What awards can I expect? In what ways would a judge's decisions about
awards be legally limited? $500? Interest? Time spent pursuing
collections? Filing fee? Anything else? My research so far suggests
$500 plus reasonable (less than credit card) interest.
Your lawsuit would be for breach of contract, probably filed in California small claims court for this small dollar amount.
An award for breach of contract includes:
the amount not paid pursuant to the contract,
pre-judgment interest from the date that payment was due at the statutory rate in California (the legal rate specified in the contract applies until the contract is superseded by the verdict, but if the prejudgment interest rate is not specified in the contract, the rate is ten percent per annum from the date of the breach, California Civil Code § 3289),
post-judgment interest at the statutory rate in California (10% per annum in a contract if not otherwise specified), and
out of pocket costs incurred in filing the lawsuit (typically, the filing fee, the service of process fee, postage, copying costs incurred for trial exhibits, and any court fees incurred to collect the judgment if it is entered).
Attorney fees are not available unless the contract says so. You are not entitled to any recovery for time spent pursuing collections.
Often you have have a collections agency collect it for a percentage of the amount recovered (probably 50% in a claim of this size) plus a small fee, although they might not accept such a small dollar amount debt to collect. The main virtue of this is that it hurts the credit of the person who owes the money, a harm to the non-paying customer that is often far worse than not paying the amount owed on time.
Are there any other legal disincentives for this behavior?
A well drafted contract can provide for an award of attorney fees incurred in collecting the debt, can set a non-usurious interest rate and late fees for non-payment, and can take steps like requiring a deposit up front, or consenting to service of process by mail, to make collection more likely and to create stronger incentives to pay.
Also, if the non-payment rate is low enough and the value of your time doing what you normally get paid to do is high, it may not make economic sense to pursue bad debt which takes some time and some money to get a small potential recovery, as opposed to letting it slide and doing more work that does pay.
A small claims lawsuit is probably ten to thirty hours of work for which you will not be compensated even if you win.
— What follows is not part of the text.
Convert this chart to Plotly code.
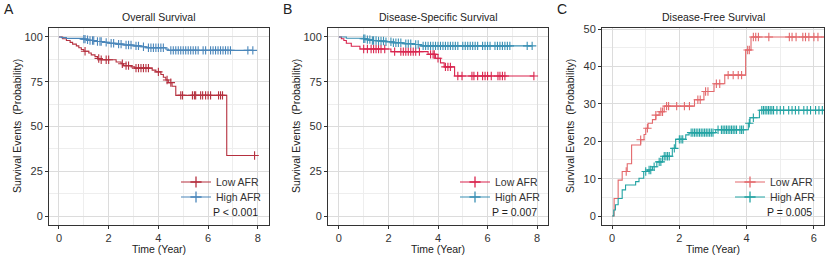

Depending upon your average hourly rate for your labor, and the percentage of your billings that go uncollected, it may not make economic sense to collect the unpaid bill, or you may want to delegate the job to someone else whose effective hourly rate of labor value is lower.
Courts are cost effective places to collect large debts, and can be cost effective if many people owe you money and you can mass produce your collections process (as, for example, credit card companies do). But courts are often not cost effective for collecting one off small dollar amount debts, despite the streamlined process and reduced filing fees that are available in small claims court.
if only a fraction of contractors seek justice, and the award never
exceeds the originally agreed upon amount, then the rational decision
would seem to be, don't pay the contractor.
Consumers are not purely rational actors on a transaction by transaction basis in these matters. The vast majority of the time, people pay as agreed even though they could get away with paying less by forcing the person who did business with them to sue them to get paid. On a case by case basis, this is often not rational, but as a long term strategy for all transactions that a consumer enters into, it often does make rational sense.
In small dollar transactions, blacklisting people from future business and harming their credit records is usually enough of an incentive to make uncollectible invoices an acceptable cost of doing business. But a good business person does evaluate every customer to whom trade credit is extended for creditworthiness if the customer does not pay in advance.
On the other hand, as a business person, you may have a strategic interest in pursuing every unpaid invoice even if it isn't cost effective to do so when considering that unpaid invoice in isolation, in order to instill in your customers the knowledge that when you say you will sue them if you aren't paid, that you are making a credible threat. This may discourage people from not paying you in the first place.